On Fri, Feb 11, 2022 at 06:26:56PM +0200, Mika Westerberg wrote:
To test it I had enabled: PCI, USB4 and USB4_KUNIT_TEST
and then run it with
./tools/testing/kunit/kunit.py run --jobs=$(nproc) --arch=x86_64
Unfortunately, kunit was not able to run the tests
This hack did the trick:
int tb_test_init(void) {
return __kunit_test_suites_init(tb_test_suites);
//return __kunit_test_suites_init(tb_test_suites);
return 0;
}
void tb_test_exit(void) {
return __kunit_test_suites_exit(tb_test_suites);
//return __kunit_test_suites_exit(tb_test_suites);
}
+kunit_test_suites(&tb_test_suite);
I looked into why we do this and I found:
thunderbolt: Allow KUnit tests to be built also when CONFIG_USB4=m
I am a bit confused. The patch talks about build coverage, but even with that patch reverted if USB4_KUNIT_TEST=m then test.c is built.

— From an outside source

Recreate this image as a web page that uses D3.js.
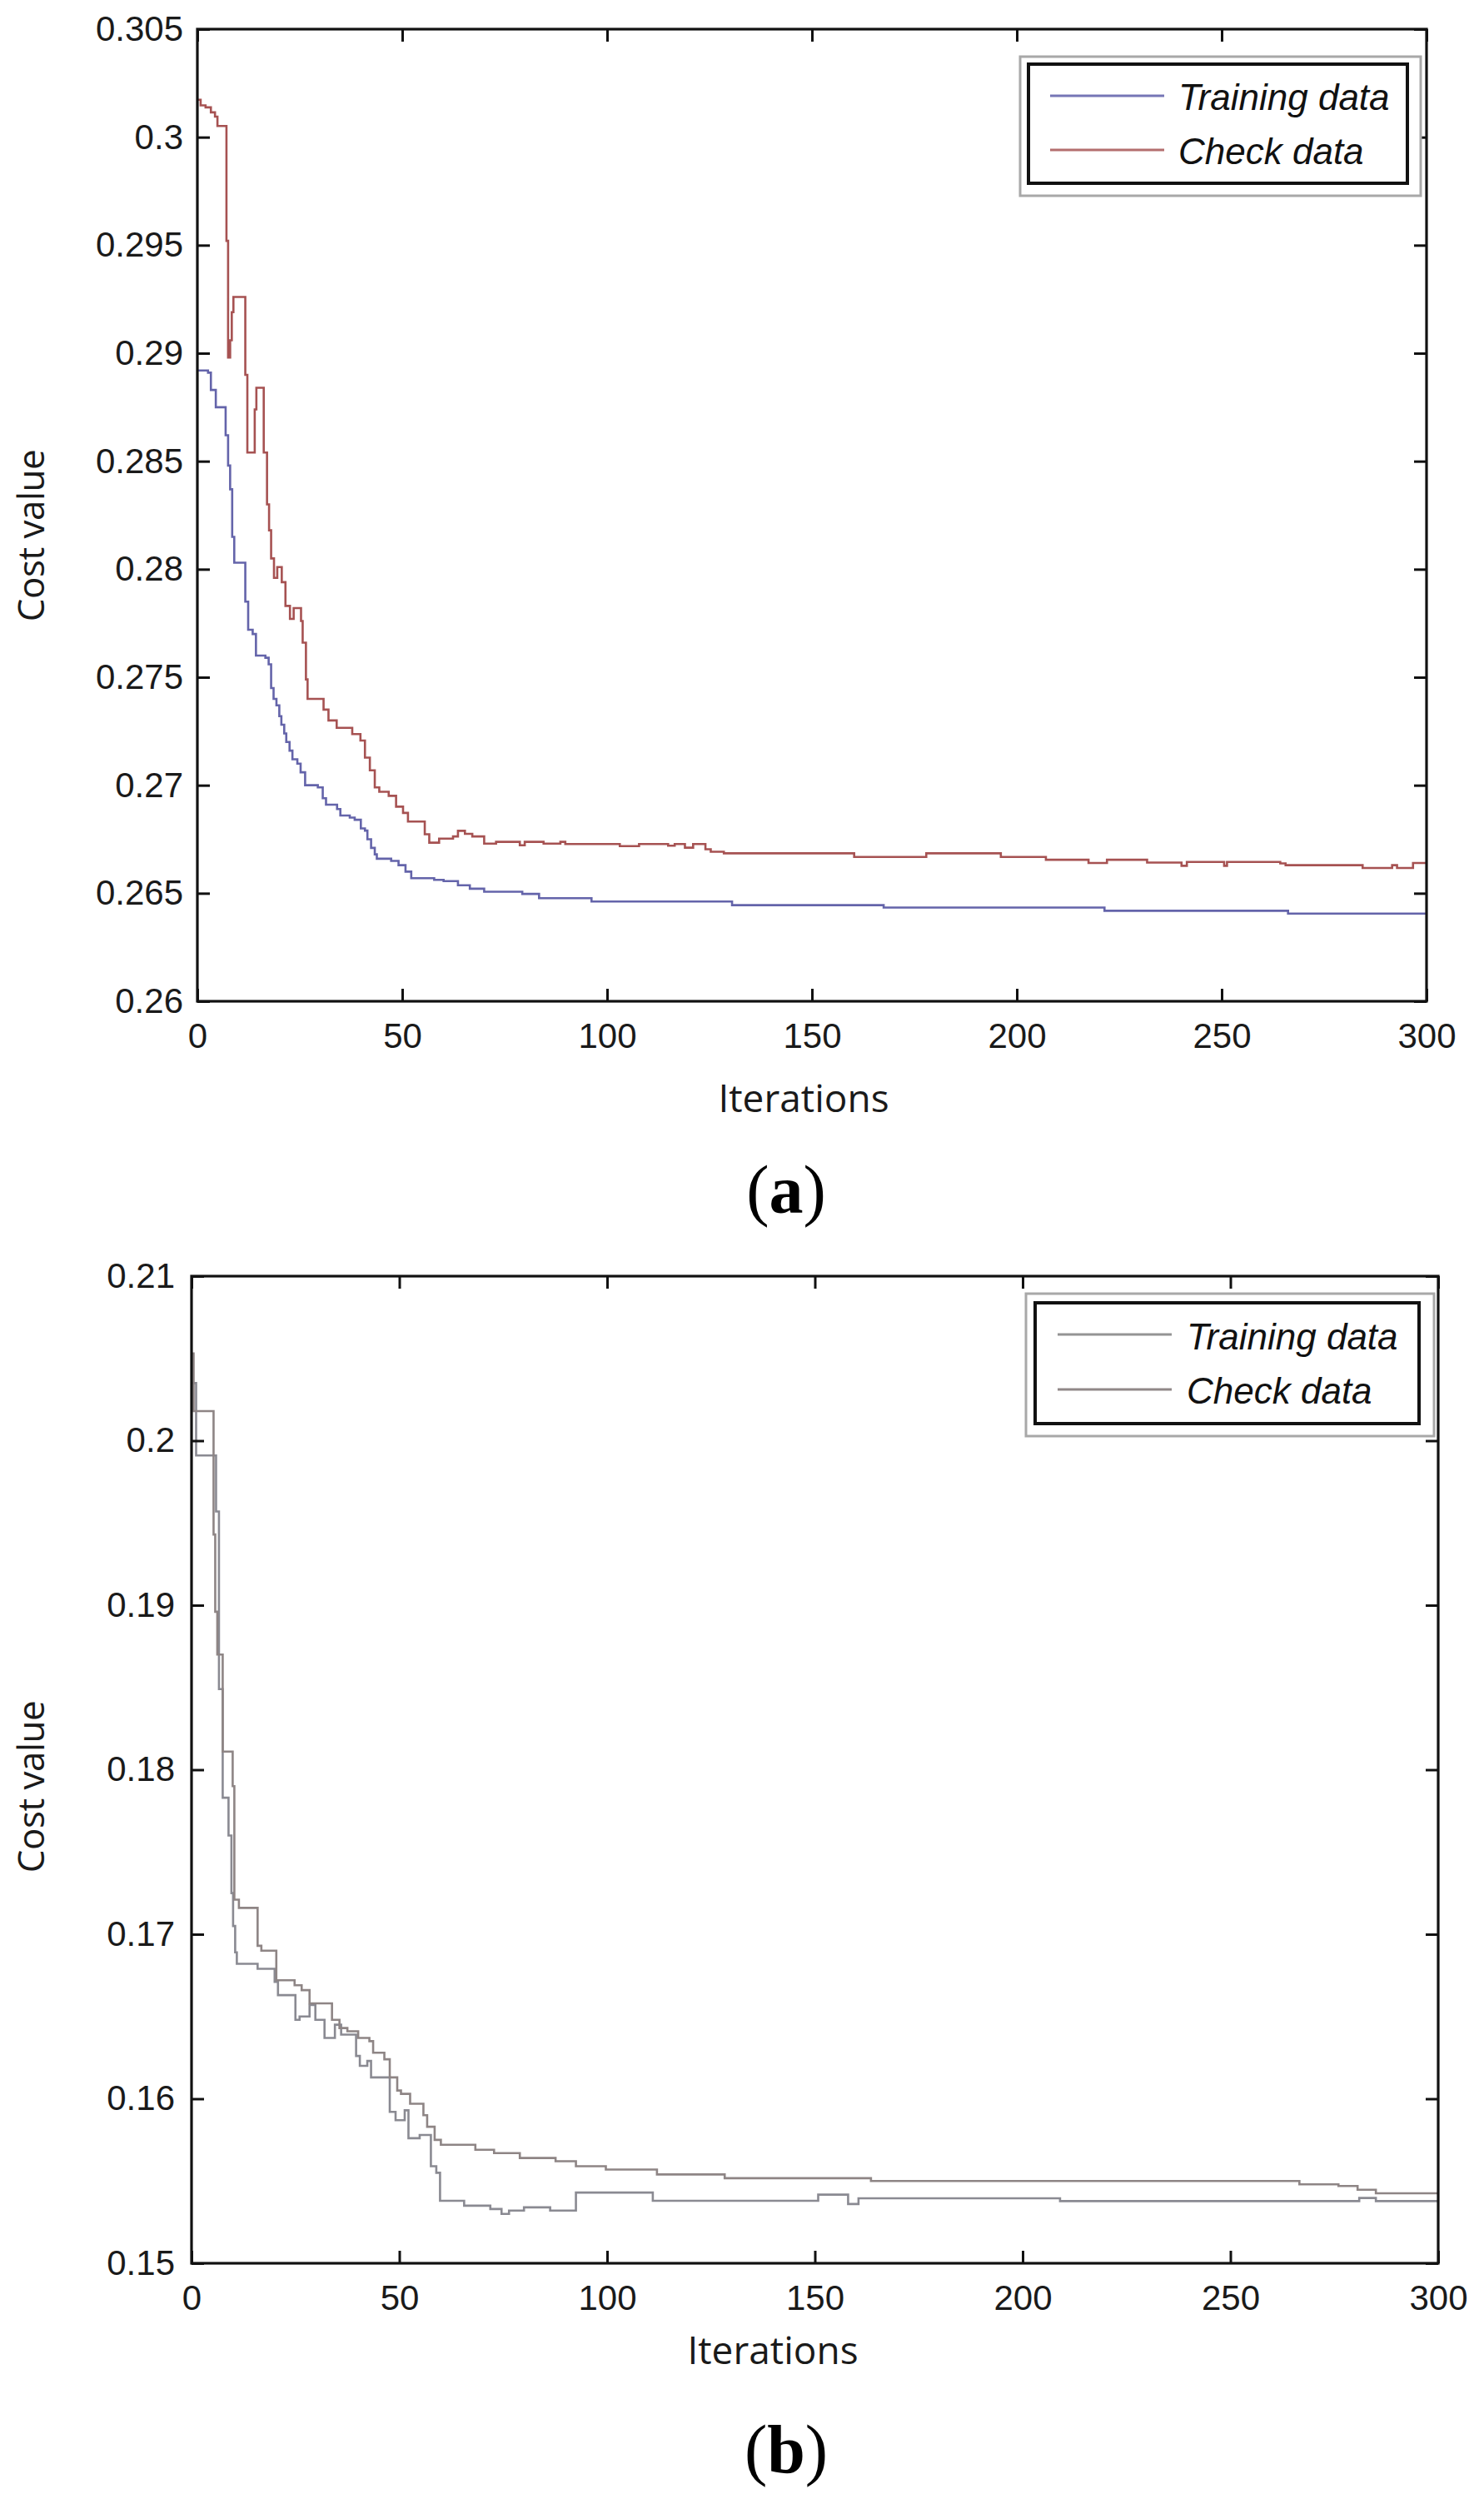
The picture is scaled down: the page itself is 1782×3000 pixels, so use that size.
<!DOCTYPE html>
<html><head><meta charset="utf-8">
<script src="https://cdn.jsdelivr.net/npm/d3@7"></script>
<style>body{margin:0;background:#fff}</style>
</head><body><svg id="c" width="1782" height="3000"></svg>
<script>
// ---------- data ----------
const iterationTicks = [0, 50, 100, 150, 200, 250, 300];
const iterationLabels = ["0", "50", "100", "150", "200", "250", "300"];
const costTicksA = [0.26, 0.265, 0.27, 0.275, 0.28, 0.285, 0.29, 0.295, 0.3, 0.305];
const costLabelsA = ["0.26", "0.265", "0.27", "0.275", "0.28", "0.285", "0.29", "0.295", "0.3", "0.305"];
const costTicksB = [0.15, 0.16, 0.17, 0.18, 0.19, 0.2, 0.21];
const costLabelsB = ["0.15", "0.16", "0.17", "0.18", "0.19", "0.2", "0.21"];
const seriesNames = ["Training data", "Check data"];
const panelLetters = ["a", "b"];
const xTitle = "Iterations";
const yTitle = "Cost value";

// panel (a): [iteration, cost] step points
const trainA = [[0,0.2892],[2.6,0.2891],[3.3,0.2883],[4.5,0.2875],[6.9,0.2862],[7.5,0.2848],[8.0,0.2837],[8.5,0.2815],[9.0,0.2803],[11.7,0.2785],[12.4,0.2772],[13.5,0.2770],[14.3,0.2760],[16.6,0.2759],[17.4,0.2756],[18.0,0.2745],[18.6,0.2740],[19.3,0.2737],[20.0,0.2732],[20.5,0.2728],[21.2,0.2724],[21.7,0.2720],[22.5,0.2716],[23.2,0.2712],[24.4,0.2710],[25.2,0.2706],[26.3,0.2700],[29.4,0.2699],[30.6,0.2694],[31.4,0.2691],[34.1,0.2689],[34.9,0.2686],[37.2,0.2685],[38.4,0.2684],[39.9,0.2680],[40.9,0.2679],[41.5,0.2675],[42.4,0.2671],[43.3,0.2668],[43.8,0.2666],[47.3,0.2665],[49.1,0.2663],[50.8,0.2660],[52.2,0.2657],[57.8,0.26562],[60.1,0.26556],[63.6,0.26537],[66.5,0.26521],[70.0,0.26507],[79.3,0.26497],[83.4,0.26477],[96.2,0.26462],[130.5,0.26445],[167.5,0.26434],[221.4,0.26419],[266.2,0.26406],[300,0.26406]];
const checkA = [[0,0.30173],[0.8,0.30147],[2.0,0.30138],[3.3,0.30115],[4.3,0.30095],[4.9,0.30052],[7.1,0.2952],[7.5,0.2898],[8.0,0.2906],[8.4,0.2919],[8.8,0.2926],[11.7,0.2890],[12.2,0.2854],[14.0,0.2874],[14.4,0.2884],[16.2,0.2854],[17.0,0.2830],[17.5,0.2818],[18.0,0.2805],[18.7,0.2796],[19.5,0.2801],[20.6,0.2794],[21.5,0.2783],[22.6,0.2777],[23.5,0.2782],[25.3,0.2776],[25.7,0.2766],[26.5,0.2749],[26.9,0.2740],[30.8,0.2735],[32.0,0.2730],[34.0,0.27266],[37.8,0.27237],[39.8,0.27207],[40.9,0.27128],[42.1,0.27069],[43.3,0.2699],[44.4,0.2697],[46.7,0.26951],[48.5,0.26901],[50.2,0.26872],[51.4,0.26832],[55.5,0.26773],[56.6,0.26734],[59.0,0.26753],[62.4,0.26763],[63.6,0.26789],[65.3,0.26775],[67.1,0.26763],[70.0,0.2673],[72.9,0.26738],[78.7,0.26722],[79.9,0.26738],[84.5,0.2673],[88.6,0.26738],[89.8,0.26728],[103.1,0.26718],[107.8,0.26728],[114.9,0.2672],[116.5,0.26728],[119,0.26711],[121,0.26728],[124,0.26704],[125.3,0.26692],[128.5,0.26685],[160.3,0.26668],[177.9,0.26685],[196.1,0.26668],[207.1,0.26655],[217.5,0.2664],[222,0.26655],[231.8,0.26642],[240.2,0.26627],[241.5,0.26645],[250.6,0.26627],[251.3,0.26645],[264.3,0.26638],[265.6,0.2663],[284.4,0.26617],[291.6,0.2663],[292.8,0.26617],[296.7,0.2664],[300,0.2664]];

// panel (b)
const trainB = [[0,0.2035],[1.1,0.1991],[5.9,0.1957],[6.6,0.1849],[7.5,0.1783],[8.9,0.1760],[9.6,0.1725],[10.0,0.1705],[10.5,0.1689],[10.9,0.1682],[15.9,0.1679],[20.0,0.1671],[20.8,0.1663],[25.0,0.1648],[26.0,0.1650],[28.4,0.1657],[29.8,0.1648],[32.0,0.1637],[34.5,0.1645],[36.0,0.1639],[39.6,0.1626],[40.5,0.1620],[42.3,0.1623],[43.2,0.1613],[47.7,0.1592],[49.1,0.1587],[51.3,0.1593],[52.2,0.1576],[54.9,0.1578],[57.6,0.1559],[58.9,0.1555],[59.8,0.1538],[65.6,0.1535],[71.9,0.1533],[74.6,0.1530],[76.4,0.1532],[80.0,0.1534],[86.3,0.1532],[92.5,0.1543],[111,0.1538],[150.8,0.15417],[158,0.1536],[160.5,0.15395],[209,0.15378],[281,0.15397],[285,0.15378],[300,0.15378]];
const checkB = [[0,0.2053],[0.5,0.2018],[5.3,0.1943],[5.7,0.1896],[6.2,0.1870],[7.5,0.1811],[9.9,0.1790],[10.3,0.1721],[11.4,0.1716],[15.9,0.1693],[16.8,0.1690],[20.4,0.1672],[24.8,0.1669],[26.5,0.1666],[28.4,0.1658],[33.8,0.1648],[35.6,0.1643],[37.5,0.1641],[40.1,0.1637],[42.8,0.1635],[43.7,0.1628],[46.4,0.1624],[47.7,0.1613],[49.5,0.1605],[50.4,0.1603],[52.6,0.1597],[55.8,0.1590],[56.7,0.1583],[58.5,0.1575],[60,0.1572],[68.3,0.1569],[72.8,0.1567],[79,0.1564],[87.6,0.1562],[92.5,0.1559],[99.7,0.1557],[112,0.1554],[128.3,0.15517],[163.5,0.1550],[266.6,0.1548],[276,0.1547],[280.6,0.15447],[285,0.15425],[300,0.15425]];

// ---------- drawing ----------
const svg = d3.select("#c");
svg.append("rect").attr("width", 1782).attr("height", 3000).attr("fill", "#fff");

const TICK_FONT = "'Liberation Sans', Arial, sans-serif";
const LABEL_FONT = "'Open Sans', sans-serif";

function drawPanel(cfg) {
  const x = d3.scaleLinear().domain([0, 300]).range([cfg.x0, cfg.x1]);
  const y = d3.scaleLinear().domain(cfg.yDomain).range([cfg.y1, cfg.y0]);
  const g = svg.append("g");

  const line = d3.line().x(d => x(d[0])).y(d => y(d[1])).curve(d3.curveStepAfter);
  cfg.series.forEach((s, i) => {
    g.append("path").attr("d", line(s)).attr("fill", "none")
      .attr("stroke", cfg.colors[i]).attr("stroke-width", 2.6);
  });

  const T = 15;
  const styleAxis = sel => {
    sel.select(".domain").remove();
    sel.selectAll(".tick line").attr("stroke", "#111").attr("stroke-width", 3);
    sel.selectAll(".tick text").attr("fill", "#1a1a1a").attr("font-family", TICK_FONT).attr("font-size", 42);
  };
  g.append("g").attr("transform", `translate(0,${cfg.y1})`)
    .call(d3.axisBottom(x).tickValues(iterationTicks).tickFormat((d, i) => iterationLabels[i])
      .tickSizeInner(-T).tickSizeOuter(0).tickPadding(26)).call(styleAxis);
  g.append("g").attr("transform", `translate(0,${cfg.y0})`)
    .call(d3.axisTop(x).tickValues(iterationTicks).tickFormat("")
      .tickSizeInner(-T).tickSizeOuter(0)).call(styleAxis);
  g.append("g").attr("transform", `translate(${cfg.x0},0)`)
    .call(d3.axisLeft(y).tickValues(cfg.yTicks).tickFormat((d, i) => cfg.yLabels[i])
      .tickSizeInner(-T).tickSizeOuter(0).tickPadding(cfg.yPad)).call(styleAxis);
  g.append("g").attr("transform", `translate(${cfg.x1},0)`)
    .call(d3.axisRight(y).tickValues(cfg.yTicks).tickFormat("")
      .tickSizeInner(-T).tickSizeOuter(0)).call(styleAxis);

  g.append("rect").attr("x", cfg.x0).attr("y", cfg.y0)
    .attr("width", cfg.x1 - cfg.x0).attr("height", cfg.y1 - cfg.y0)
    .attr("fill", "none").attr("stroke", "#111").attr("stroke-width", 3.2);

  // legend
  const L = cfg.legend;
  g.append("rect").attr("x", L.ox0).attr("y", L.oy0).attr("width", L.ox1 - L.ox0).attr("height", L.oy1 - L.oy0)
    .attr("fill", "#fff").attr("stroke", "#a8a8a8").attr("stroke-width", 3);
  g.append("rect").attr("x", L.ix0).attr("y", L.iy0).attr("width", L.ix1 - L.ix0).attr("height", L.iy1 - L.iy0)
    .attr("fill", "#fff").attr("stroke", "#111").attr("stroke-width", 4);
  seriesNames.forEach((name, i) => {
    g.append("line").attr("x1", L.lx0).attr("x2", L.lx1).attr("y1", L.ly[i]).attr("y2", L.ly[i])
      .attr("stroke", cfg.legendColors[i]).attr("stroke-width", 3);
    g.append("text").attr("x", L.tx).attr("y", L.ty[i]).text(name)
      .attr("font-family", TICK_FONT).attr("font-style", "italic").attr("font-size", 44).attr("fill", "#111");
  });

  // axis titles
  g.append("text").attr("transform", `translate(${cfg.ytX},${cfg.ytY}) rotate(-90)`)
    .attr("text-anchor", "middle").attr("font-family", LABEL_FONT).attr("font-size", 44)
    .attr("letter-spacing", -0.5).attr("fill", "#1a1a1a").text(yTitle);
  g.append("text").attr("x", cfg.xtX).attr("y", cfg.xtY).attr("text-anchor", "middle")
    .attr("font-family", LABEL_FONT).attr("font-size", 46).attr("fill", "#1a1a1a").text(xTitle);

  // panel letter
  const pl = g.append("text").attr("x", cfg.plX).attr("y", cfg.plY).attr("text-anchor", "middle")
    .attr("font-family", "'Liberation Serif', 'Times New Roman', serif").attr("font-size", 82).attr("fill", "#000");
  pl.append("tspan").text("(");
  pl.append("tspan").attr("font-weight", "bold").text(cfg.letter);
  pl.append("tspan").text(")");
}

drawPanel({
  x0: 237, x1: 1713, y0: 35, y1: 1202,
  yDomain: [0.26, 0.305], yTicks: costTicksA, yLabels: costLabelsA, yPad: 17,
  series: [trainA, checkA], colors: ["#6464aa", "#a65252"], legendColors: ["#7676b6", "#b46e6e"],
  legend: { ox0: 1225, oy0: 68, ox1: 1706, oy1: 235, ix0: 1235, iy0: 77, ix1: 1690, iy1: 220,
            lx0: 1261, lx1: 1398, ly: [115, 180], tx: 1415, ty: [132, 197] },
  ytX: 53, ytY: 643, xtX: 965, xtY: 1335, plX: 944, plY: 1456, letter: panelLetters[0]
});

drawPanel({
  x0: 230, x1: 1727, y0: 1532, y1: 2717,
  yDomain: [0.15, 0.21], yTicks: costTicksB, yLabels: costLabelsB, yPad: 20,
  series: [trainB, checkB], colors: ["#8a8a92", "#8e8585"], legendColors: ["#949494", "#908888"],
  legend: { ox0: 1232, oy0: 1553, ox1: 1722, oy1: 1724, ix0: 1243, iy0: 1564, ix1: 1704, iy1: 1709,
            lx0: 1270, lx1: 1407, ly: [1602, 1668], tx: 1425, ty: [1620, 1685] },
  ytX: 53, ytY: 2145, xtX: 928, xtY: 2838, plX: 944, plY: 2968, letter: panelLetters[1]
});
</script>
</body></html>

Shouldn't we simply revert that patch?
Nah, either build it into the kernel or load the driver manually:
# modprobe thunderbolt
Forgot to explain why this does not run the tests (I think):
./tools/testing/kunit/kunit.py run --jobs=$(nproc) --arch=x86_64
The driver depends on PCI and I don't think that's enabled on UML at least. I typically run it inside QEMU.